The debate over the breakup of Citigrouip isn't going away.
Investors are holding their nerve in the wake of the Brussels terrorist attack. The major indices were flat on Tuesday, and that's also the case in late morning trading on Wednesday. The S&P 500 (SNPINDEX:^GSPC) and the Dow Jones Industrial Average (DJINDICES:^DJI) (DJINDICES: $INDU) are down 0.25% and 0.12%, respectively, at 11:10 a.m. ET. Shares of Citigroup are underperforming the broad market and the financial sector, down 1.15%.
The debate over the viability of the universal banking model continues with the publication of a report from Keefe, Bruyette & Woods (KBW) calling for the breakup of Citigroup. KBW is a boutique investment bank that focuses on the financial services sector.
In his report, Brian Kleinhanzl writes:
We believe Citi will not break up in the next year or so, but we do see a break-up of Citi as a potential outcome given returns may not increase above the company's cost of capital for the foreseeable future and shares have traded consistently below the company's tangible book value for an extended period of time.
This is the crux of the problem for Citi: According to data from Bloomberg, since 2007, it has not earned an annual return on equity higher than 8%, which it achieved last year. That figure is more than three percentage points shy of the of bank's current cost of equity, which stands at 11.3%. In other words, Citi isn't profitable on an economic basis.
And while returns on equity have been increasing during that period, KBW estimates that Citi's return on tangible common equity will fall from 9.3% last year to 8.5% in 2017, capping more than a decade of underperformance. Little wonder, then, that Citigroup shares have traded at a discount to their book value since 2009.

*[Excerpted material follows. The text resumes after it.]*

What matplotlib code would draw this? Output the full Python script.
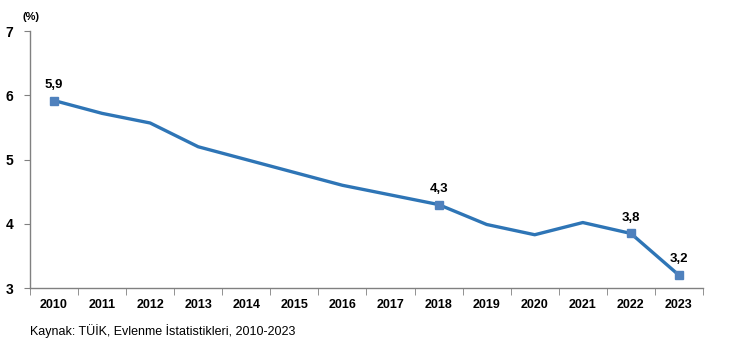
import numpy as np
import matplotlib.pyplot as plt

plt.rcParams['font.family'] = ['Liberation Sans', 'DejaVu Sans']

years = ['2010', '2011', '2012', '2013', '2014', '2015', '2016',
         '2017', '2018', '2019', '2020', '2021', '2022', '2023']
rate = [5.92, 5.72, 5.57, 5.2, 5.0, 4.8, 4.6, 4.45, 4.3, 3.99, 3.83, 4.02, 3.85, 3.2]
labeled = [0, 8, 12, 13]
label_text = ['5,9', '4,3', '3,8', '3,2']

fig = plt.figure(figsize=(7.3, 3.5), dpi=100)
ax = fig.add_axes([0.041, 0.177, 0.922, 0.734])

x = np.arange(len(years))
ax.plot(x, rate, color='#2E75B6', lw=2.4, solid_joinstyle='round',
        marker='s', markersize=6, markevery=labeled,
        markerfacecolor='#4F81BD', markeredgecolor='#4F81BD', zorder=3)

for i, t in zip(labeled, label_text):
    ax.annotate(t, (x[i], rate[i]), xytext=(0, 7), textcoords='offset points',
                ha='center', va='bottom', fontsize=9.5, fontweight='bold')

ax.set_xlim(-0.5, len(years) - 0.5)
ax.set_ylim(3, 7)
ax.set_yticks([3, 4, 5, 6, 7])
ax.set_yticklabels(['3', '4', '5', '6', '7'], fontsize=10, fontweight='bold')
ax.set_xticks(x)
ax.set_xticklabels(years, fontsize=9, fontweight='bold')
ax.set_xticks(np.arange(-0.5, len(years)), minor=True)
ax.tick_params(axis='x', which='major', length=0, pad=8)
ax.tick_params(axis='x', which='minor', length=5, color='#808080', direction='out')
ax.tick_params(axis='y', which='major', length=4, color='#808080', pad=8)

for s in ['top', 'right']:
    ax.spines[s].set_visible(False)
for s in ['left', 'bottom']:
    ax.spines[s].set_color('#808080')
    ax.spines[s].set_linewidth(1)

fig.text(0.043, 0.952, '(%)', ha='center', va='center', fontsize=8, fontweight='bold')
fig.text(0.041, 0.054, 'Kaynak: TÜİK, Evlenme İstatistikleri, 2010-2023',
         ha='left', va='center', fontsize=9)

fig.savefig('out.png', dpi=100)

Which brings us to Kleinhanzl's proposal that Citi shrink its way to profitability and a premium valuation:
One of the primary benefits of becoming smaller is escaping the vice that is the current regulatory environment. We have made conservative assumptions and yet there is a path for Citi to improve its valuation by almost 60% versus where the combined company trades currently.
In the wake of the financial crisis, regulators have sought to discourage rent-seeking by too-big-to-fail banks by imposing a capital surcharge on institutions large enough to pose a risk to the financial system.
The surcharges are not trivial, ranging from 1% to 4.5% of total risk-weighted assets for the eight U.S. global systemically important bank holding corporations (GSIBs), of which Citi is one. Higher capital requirements imply lower leverage and, thus, lower returns on equity.
Citi is the weakest of the "big 3" universal banks, the other two being Bank of America and JPMorgan Chase, and the case for its breakup is the strongest. Regulators have declined to impose a breakup on any bank, but stricter capital requirements could ultimately have the same result.
If Citigroup is unable to earn its cost of capital under its current structure, shareholders will eventually lose patience and push the bank to implement a more radical restructuring.